• Exercise goal
Would you transcribe all of the data exactly, down to the last character?

• Extracted material
========

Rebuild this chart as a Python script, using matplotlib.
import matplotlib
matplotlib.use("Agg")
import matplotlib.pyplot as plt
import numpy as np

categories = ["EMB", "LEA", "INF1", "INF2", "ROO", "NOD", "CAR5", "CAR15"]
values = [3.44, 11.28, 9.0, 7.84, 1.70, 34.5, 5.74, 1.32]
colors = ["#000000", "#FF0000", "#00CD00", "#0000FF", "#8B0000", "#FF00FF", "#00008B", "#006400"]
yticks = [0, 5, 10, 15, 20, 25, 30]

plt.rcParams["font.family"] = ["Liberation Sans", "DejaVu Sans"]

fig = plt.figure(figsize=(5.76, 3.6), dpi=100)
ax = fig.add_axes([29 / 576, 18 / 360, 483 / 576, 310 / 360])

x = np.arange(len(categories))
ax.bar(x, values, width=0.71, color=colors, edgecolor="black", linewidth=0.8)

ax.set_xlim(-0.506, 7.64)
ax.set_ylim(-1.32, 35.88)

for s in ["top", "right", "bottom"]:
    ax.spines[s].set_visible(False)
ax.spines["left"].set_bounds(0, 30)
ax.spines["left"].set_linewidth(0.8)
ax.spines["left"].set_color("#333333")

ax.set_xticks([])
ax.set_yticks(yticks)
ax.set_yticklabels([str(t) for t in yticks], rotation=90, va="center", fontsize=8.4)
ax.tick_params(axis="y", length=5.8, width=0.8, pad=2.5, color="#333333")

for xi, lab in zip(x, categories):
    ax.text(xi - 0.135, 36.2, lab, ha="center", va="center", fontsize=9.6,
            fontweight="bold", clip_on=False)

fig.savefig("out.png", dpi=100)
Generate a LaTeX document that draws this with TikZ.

========

• Correct result
Rebuild this chart as a Python script, using matplotlib.
import matplotlib
matplotlib.use("Agg")
import matplotlib.pyplot as plt
import numpy as np

categories = ["EMB", "LEA", "INF1", "INF2", "ROO", "NOD", "CAR5", "CAR15"]
values = [3.44, 11.28, 9.0, 7.84, 1.70, 34.5, 5.74, 1.32]
colors = ["#000000", "#FF0000", "#00CD00", "#0000FF", "#8B0000", "#FF00FF", "#00008B", "#006400"]
yticks = [0, 5, 10, 15, 20, 25, 30]

plt.rcParams["font.family"] = ["Liberation Sans", "DejaVu Sans"]

fig = plt.figure(figsize=(5.76, 3.6), dpi=100)
ax = fig.add_axes([29 / 576, 18 / 360, 483 / 576, 310 / 360])

x = np.arange(len(categories))
ax.bar(x, values, width=0.71, color=colors, edgecolor="black", linewidth=0.8)

ax.set_xlim(-0.506, 7.64)
ax.set_ylim(-1.32, 35.88)

for s in ["top", "right", "bottom"]:
    ax.spines[s].set_visible(False)
ax.spines["left"].set_bounds(0, 30)
ax.spines["left"].set_linewidth(0.8)
ax.spines["left"].set_color("#333333")

ax.set_xticks([])
ax.set_yticks(yticks)
ax.set_yticklabels([str(t) for t in yticks], rotation=90, va="center", fontsize=8.4)
ax.tick_params(axis="y", length=5.8, width=0.8, pad=2.5, color="#333333")

for xi, lab in zip(x, categories):
    ax.text(xi - 0.135, 36.2, lab, ha="center", va="center", fontsize=9.6,
            fontweight="bold", clip_on=False)

fig.savefig("out.png", dpi=100)
Generate a LaTeX document that draws this with TikZ.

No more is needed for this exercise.